Best budget yeast infection remedy
This cream has the same active ingredients in the same doses as Monistat, but it costs about half as much. Even so, most users agree it works just as well at easing the burning and itching and ultimately clearing up their infections.
Also nice: Each dose is packaged in an individual application tube, so there’s less mess and no worrying about divvying up the doses.
Best yeast infection remedy for itching
Sometimes it can take a day or two for an OTC yeast infection cream to really kick in and ease your discomfort.
This combo pack has a 7-day cream with 2 percent miconazole (the same amount that’s in Monistat and GoodSense), but it also comes with a pack of cooling anti-itch wipes with aloe and vitamin E to ease the burn ASAP. The wipes are individually wrapped, too, so they’re easy to toss in your bag and use wherever.

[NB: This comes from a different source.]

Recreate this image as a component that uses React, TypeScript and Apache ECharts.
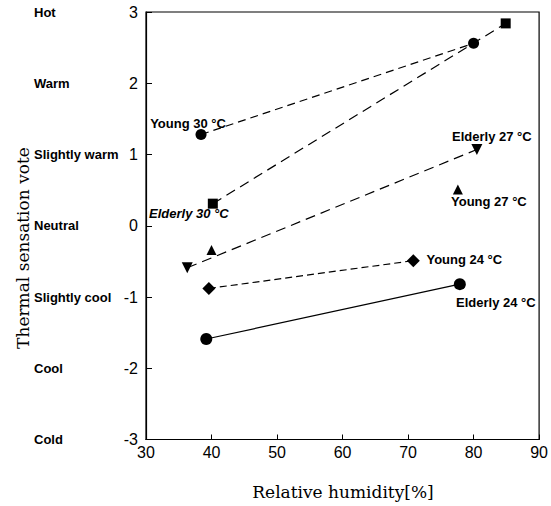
import React, { useEffect, useRef } from "react";
import * as echarts from "echarts";

const yTickValues = [-3, -2, -1, 0, 1, 2, 3];
const sensationLabels = ["Cold", "Cool", "Slightly cool", "Neutral", "Slightly warm", "Warm", "Hot"];

const young30X = [38.4, 80.0];
const young30Y = [1.28, 2.56];
const elderly30X = [40.2, 84.9];
const elderly30Y = [0.31, 2.84];
const elderly27X = [36.3, 80.5];
const elderly27Y = [-0.59, 1.07];
const young27X = [40.0, 77.6];
const young27Y = [-0.34, 0.51];
const young24X = [39.6, 70.8];
const young24Y = [-0.88, -0.49];
const elderly24X = [39.2, 77.9];
const elderly24Y = [-1.59, -0.82];

const labelFont = { fontFamily: "Liberation Sans, Arial, sans-serif", fontWeight: "bold" as const, fontSize: 13, color: "#000" };

function pts(xs: number[], ys: number[], labelIdx: number, text: string, offset: number[], italic = false) {
  return xs.map((x, i) => {
    const item: any = { value: [x, ys[i]] };
    if (i === labelIdx) {
      item.label = {
        show: true,
        position: "inside",
        offset,
        formatter: text,
        ...labelFont,
        fontStyle: italic ? "italic" : "normal",
      };
    }
    return item;
  });
}

export default function App() {
  const ref = useRef<HTMLDivElement>(null);
  useEffect(() => {
    if (!ref.current) return;
    const chart = echarts.init(ref.current, null, { renderer: "svg" });
    const lineBase = { type: "line" as const, itemStyle: { color: "#000", opacity: 1 }, z: 3 };
    chart.setOption({
      animation: false,
      backgroundColor: "#fff",
      grid: { left: 146, right: 9, top: 12, bottom: 66.5, show: true, borderColor: "#000", borderWidth: 1.2 },
      xAxis: {
        type: "value",
        min: 30,
        max: 90,
        interval: 10,
        splitLine: { show: false },
        axisLine: { onZero: false, lineStyle: { color: "#000", width: 1.2 } },
        axisTick: { inside: true, length: 5, lineStyle: { color: "#000" } },
        axisLabel: { margin: 5, fontSize: 16, fontFamily: "Liberation Sans, Arial, sans-serif", color: "#000" },
      },
      yAxis: [
        {
          type: "value",
          min: -3,
          max: 3,
          interval: 1,
          splitLine: { show: false },
          axisLine: { show: true, onZero: false, lineStyle: { color: "#000", width: 1.2 } },
          axisTick: { show: true, inside: true, length: 6, lineStyle: { color: "#000" } },
          axisLabel: { margin: 8, fontSize: 16, fontFamily: "Liberation Sans, Arial, sans-serif", color: "#000" },
        },
        {
          type: "value",
          min: -3,
          max: 3,
          interval: 1,
          position: "left",
          offset: 0,
          splitLine: { show: false },
          axisLine: { show: false },
          axisTick: { show: false },
          axisLabel: {
            margin: 112,
            align: "left",
            ...labelFont,
            formatter: (v: number) => sensationLabels[yTickValues.indexOf(v)] ?? "",
          },
        },
      ],
      graphic: [
        {
          type: "text",
          x: 23,
          y: 248,
          rotation: Math.PI / 2,
          style: {
            text: "Thermal sensation vote",
            fontFamily: "DejaVu Serif, serif",
            fontSize: 17,
            fill: "#000",
            align: "center",
            verticalAlign: "middle",
          },
        },
        {
          type: "text",
          x: 343,
          y: 492,
          style: {
            text: "Relative humidity[%]",
            fontFamily: "DejaVu Serif, serif",
            fontSize: 17,
            fill: "#000",
            align: "center",
            verticalAlign: "middle",
          },
        },
      ],
      series: [
        {
          ...lineBase,
          name: "Young 30",
          symbol: "circle",
          symbolSize: 11,
          lineStyle: { color: "#000", width: 1.2, type: [8, 5] },
          data: pts(young30X, young30Y, 0, "Young 30 °C", [-13, -11]),
        },
        {
          ...lineBase,
          name: "Elderly 30",
          symbol: "rect",
          symbolSize: 10,
          lineStyle: { color: "#000", width: 1.2, type: [10, 6] },
          data: pts(elderly30X, elderly30Y, 0, "Elderly 30 °C", [-24, 10], true),
        },
        {
          ...lineBase,
          name: "Elderly 27",
          symbol: "triangle",
          symbolRotate: 180,
          symbolSize: 11,
          lineStyle: { color: "#000", width: 1.2, type: [10, 6] },
          data: pts(elderly27X, elderly27Y, 1, "Elderly 27 °C", [15, -13]),
        },
        {
          type: "scatter",
          name: "Young 27",
          symbol: "triangle",
          symbolSize: 10,
          itemStyle: { color: "#000", opacity: 1 },
          z: 3,
          data: pts(young27X, young27Y, 1, "Young 27 °C", [31, 12]),
        },
        {
          ...lineBase,
          name: "Young 24",
          symbol: "diamond",
          symbolSize: 13,
          lineStyle: { color: "#000", width: 1.2, type: [7, 4] },
          data: pts(young24X, young24Y, 1, "Young 24 °C", [51, -1]),
        },
        {
          ...lineBase,
          name: "Elderly 24",
          symbol: "circle",
          symbolSize: 12,
          lineStyle: { color: "#000", width: 1.2, type: "solid" },
          data: pts(elderly24X, elderly24Y, 1, "Elderly 24 °C", [36, 18]),
        },
      ],
    });
    return () => chart.dispose();
  }, []);
  return <div ref={ref} style={{ width: 551, height: 506, position: "absolute", left: 0, top: 0 }} />;
}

Best suppository for yeast infections
Not into a cream? Zaander’s also a fan of suppositories containing boric acid, a compound that helps balance vaginal pH and support the growth of healthy bacteria that can keep yeast in check.
“But I would definitely recommend women talk to their gynecologist first, as misuse can cause further vaginal irritation,” she says.

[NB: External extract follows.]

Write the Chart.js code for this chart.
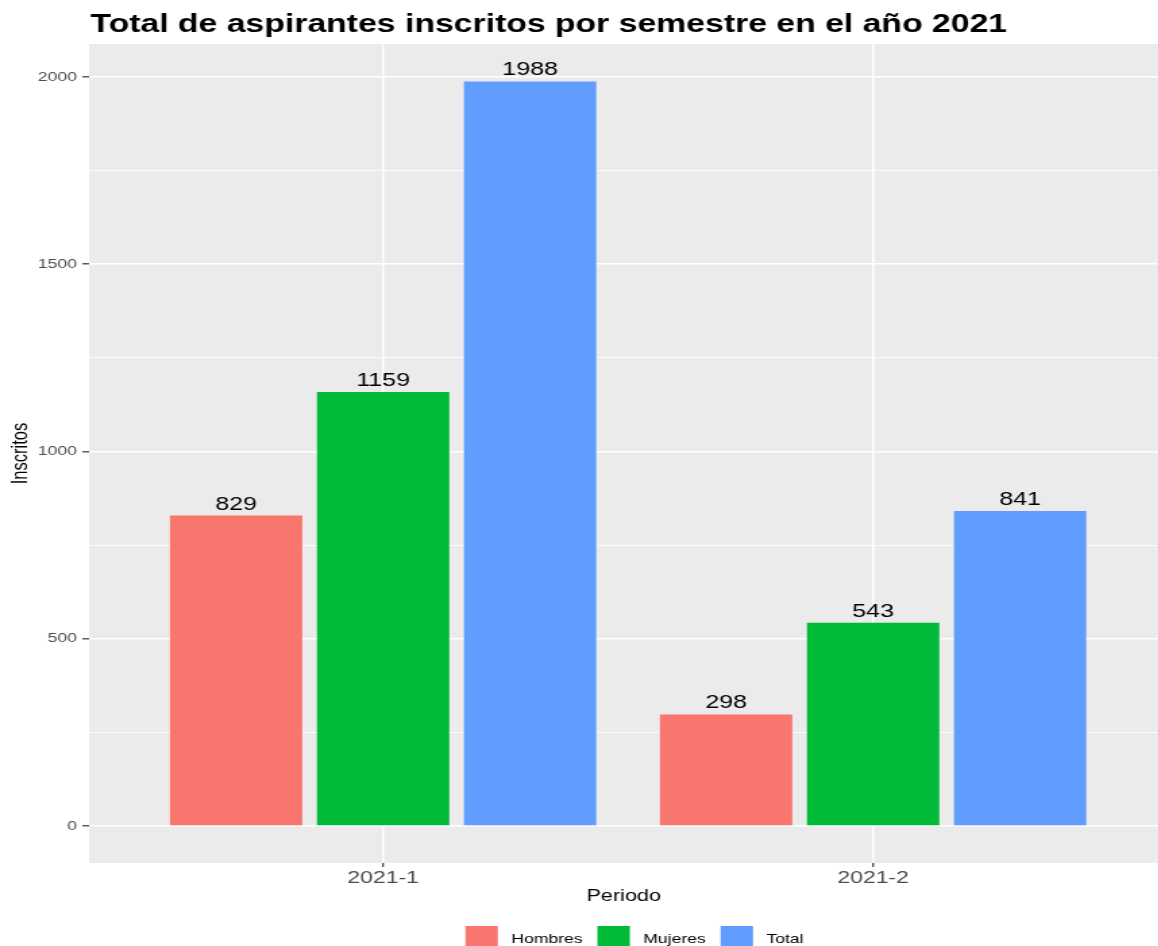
<!DOCTYPE html>
<html lang="es">
<head>
<meta charset="utf-8">
<title>Total de aspirantes inscritos por semestre en el año 2021</title>
<script src="https://cdn.jsdelivr.net/npm/chart.js@4.4.1/dist/chart.umd.min.js"></script>
<style>
  html, body { margin: 0; padding: 0; background: #fff; overflow: hidden; }
  /* el gráfico original viene estirado en horizontal */
  #lienzo { width: 858px; height: 946px; transform: scaleX(1.35); transform-origin: 0 0; }
</style>
</head>
<body>
<div id="lienzo"><canvas id="grafico" width="858" height="946"></canvas></div>
<script>
// Datos del gráfico
const periodos = ['2021-1', '2021-2'];
const hombres = [829, 298];
const mujeres = [1159, 543];
const total = [1988, 841];
const series = ['Hombres', 'Mujeres', 'Total'];
const colores = ['#F8766D', '#00BA38', '#619CFF'];
const etiquetasY = [0, 500, 1000, 1500, 2000];

const valores = [hombres, mujeres, total];
const fuente = "'Liberation Sans', Arial, sans-serif";
Chart.defaults.font.family = fuente;

// Fondo gris del panel, estilo ggplot
const fondoPanel = {
    id: 'fondoPanel',
    beforeDraw(chart) {
        const { ctx, chartArea: a } = chart;
        ctx.save();
        ctx.fillStyle = '#ffffff';
        ctx.fillRect(0, 0, chart.width, chart.height);
        ctx.fillStyle = '#EBEBEB';
        ctx.fillRect(a.left, a.top, a.right - a.left, a.bottom - a.top);
        ctx.restore();
    }
};

// Título, etiquetas de valor y leyenda
const textos = {
    id: 'textos',
    afterDatasetsDraw(chart) {
        const ctx = chart.ctx;
        ctx.save();
        ctx.fillStyle = '#000';
        ctx.font = `18.5px ${fuente}`;
        ctx.textAlign = 'center';
        ctx.textBaseline = 'alphabetic';
        chart.data.datasets.forEach((ds, i) => {
            chart.getDatasetMeta(i).data.forEach((barra, j) => {
                ctx.fillText(String(ds.data[j].y), barra.x, barra.y - 6);
            });
        });
        ctx.restore();
    },
    afterDraw(chart) {
        const ctx = chart.ctx;
        ctx.save();
        ctx.fillStyle = '#000';
        ctx.font = `bold 25px ${fuente}`;
        ctx.textAlign = 'left';
        ctx.textBaseline = 'alphabetic';
        ctx.fillText('Total de aspirantes inscritos por semestre en el año 2021', chart.chartArea.left + 1, 32);

        // leyenda abajo
        ctx.font = `13px ${fuente}`;
        ctx.textBaseline = 'middle';
        const caja = 24, sep = 10, entre = 11;
        const anchos = series.map(s => ctx.measureText(s).width);
        const ancho = anchos.reduce((s, w) => s + caja + sep + w, 0) + entre * (series.length - 1);
        let x = 470 - ancho / 2;
        series.forEach((s, i) => {
            ctx.fillStyle = colores[i];
            ctx.fillRect(x, 926, caja, caja);
            ctx.fillStyle = '#000';
            ctx.fillText(s, x + caja + sep, 939);
            x += caja + sep + anchos[i] + entre;
        });
        ctx.restore();
    }
};

const ctx = document.getElementById('grafico').getContext('2d');
const grafico = new Chart(ctx, {
    type: 'bar',
    data: {
        datasets: series.map((s, i) => ({
            label: s,
            data: valores[i].map((v, j) => ({ x: j + 1, y: v })),
            backgroundColor: colores[i],
            borderWidth: 0,
            categoryPercentage: 0.9,
            barPercentage: 0.9
        }))
    },
    options: {
        responsive: false,
        animation: false,
        devicePixelRatio: 1,
        layout: { padding: { top: 44, right: 0, bottom: 0, left: 0 } },
        plugins: {
            legend: { display: false },
            tooltip: { enabled: false }
        },
        scales: {
            x: {
                type: 'linear',
                offset: false,
                min: 0.4,
                max: 2.582,
                afterBuildTicks: scale => {
                    scale.ticks = periodos.map((p, i) => ({ value: i + 1 }));
                },
                afterFit: scale => { scale.height = 83; },
                ticks: {
                    callback: value => periodos[value - 1] || '',
                    font: { size: 17 },
                    color: '#4D4D4D',
                    padding: 1,
                    maxRotation: 0,
                    autoSkip: false
                },
                grid: {
                    offset: false,
                    color: '#ffffff',
                    lineWidth: 1.5,
                    tickColor: '#333333',
                    tickLength: 4,
                    tickWidth: 1.2
                },
                border: { display: false },
                title: {
                    display: true,
                    text: 'Periodo',
                    font: { size: 16 },
                    color: '#000',
                    padding: { top: 0, bottom: 40 }
                }
            },
            y: {
                min: -98.8,
                max: 2088,
                afterBuildTicks: scale => {
                    const marcas = [];
                    etiquetasY.forEach(v => {
                        marcas.push({ value: v });
                        if (v < 2000) marcas.push({ value: v + 250 });
                    });
                    scale.ticks = marcas;
                },
                afterFit: scale => { scale.width = 66; },
                ticks: {
                    callback: value => etiquetasY.includes(value) ? String(value) : '',
                    font: { size: 13 },
                    color: '#4D4D4D',
                    padding: 4,
                    autoSkip: false
                },
                grid: {
                    color: '#ffffff',
                    lineWidth: c => etiquetasY.includes(c.tick.value) ? 1.6 : 0.8,
                    tickColor: c => etiquetasY.includes(c.tick.value) ? '#333333' : 'rgba(0,0,0,0)',
                    tickLength: 5,
                    tickWidth: 1.2
                },
                border: { display: false },
                title: {
                    display: true,
                    text: 'Inscritos',
                    font: { size: 16.5 },
                    color: '#000',
                    padding: { top: 6, bottom: 0 }
                }
            }
        }
    },
    plugins: [fondoPanel, textos]
});
</script>
</body>
</html>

Also, an important FYI: Boric acid can be toxic if ingested. Avoid taking the suppositories orally and steer clear of receiving oral sex while you’re using them.
Best yeast infection preventive
Some research from 2013 suggests that oral probiotics could play a role in fighting yeast infections and keeping them at bay. Good bacteria like lactobacillus are thought to help promote a healthier vaginal microbiome overall, which might make you more resistant to yeast infections.

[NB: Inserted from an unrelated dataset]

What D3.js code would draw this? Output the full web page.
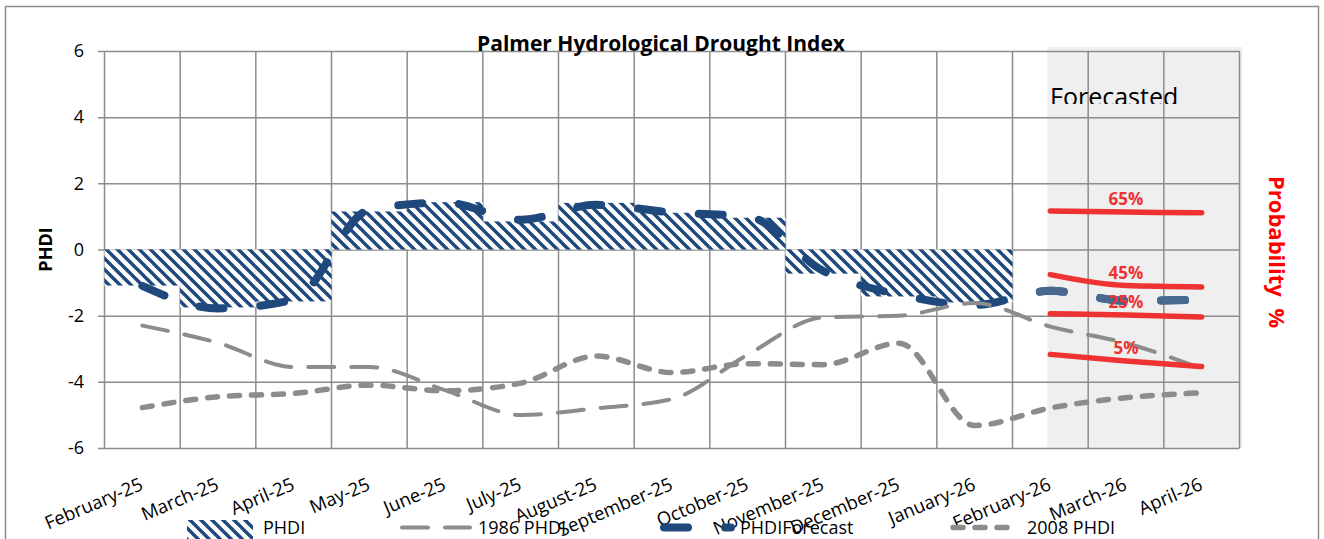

“Especially for my patients who deal with chronic vaginal infections, I recommend a daily probiotic,” Zaander says.
Uqora’s probiotic supplement contains bacterial strains that live in a healthy, happy vag, like Lactobacillus rhamnosus and Lactobacillus acidophilus, plus prebiotics to help the bugs survive their journey through your body.
Much as you might like to cottagecore your way through a yeast infection, natural home remedies like yogurt, garlic, vinegar, and tea tree oil aren’t going to solve your problems.
In fact, using an unproven remedy instead of an OTC med might make the infection worse, since it gives the yeast more time to flourish and could potentially make your tissue more irritated.
“There’s no place for commercial yogurt or garlic in treating yeast infections. Douching with vinegar can actually increase the risk for other infections like bacterial vaginosis, and tea tree oil can actually kill friendly microbes,” explains Felice Gersh, MD, an OB/GYN and founder of the Integrative Medical Group of Irvine in Irvine, California.
One home option that might actually be helpful? Coconut oil. Test-tube studies, at least, suggest that it can help fight the bad bacteria that cause yeast infections about as well as conventional antifungals.
But it’s far from a proven treatment. So if you want to give it a try, definitely talk with your gyno first. They might recommend using the coco to complement a proven antifungal treatment.
OTC antifungal creams containing miconazole are the gold standard for treating and curing yeast infections, and there are plenty of options to choose from. Talk with a medical professional before starting any treatment for a yeast infection, since it’s easy to mistake your symptoms for something else.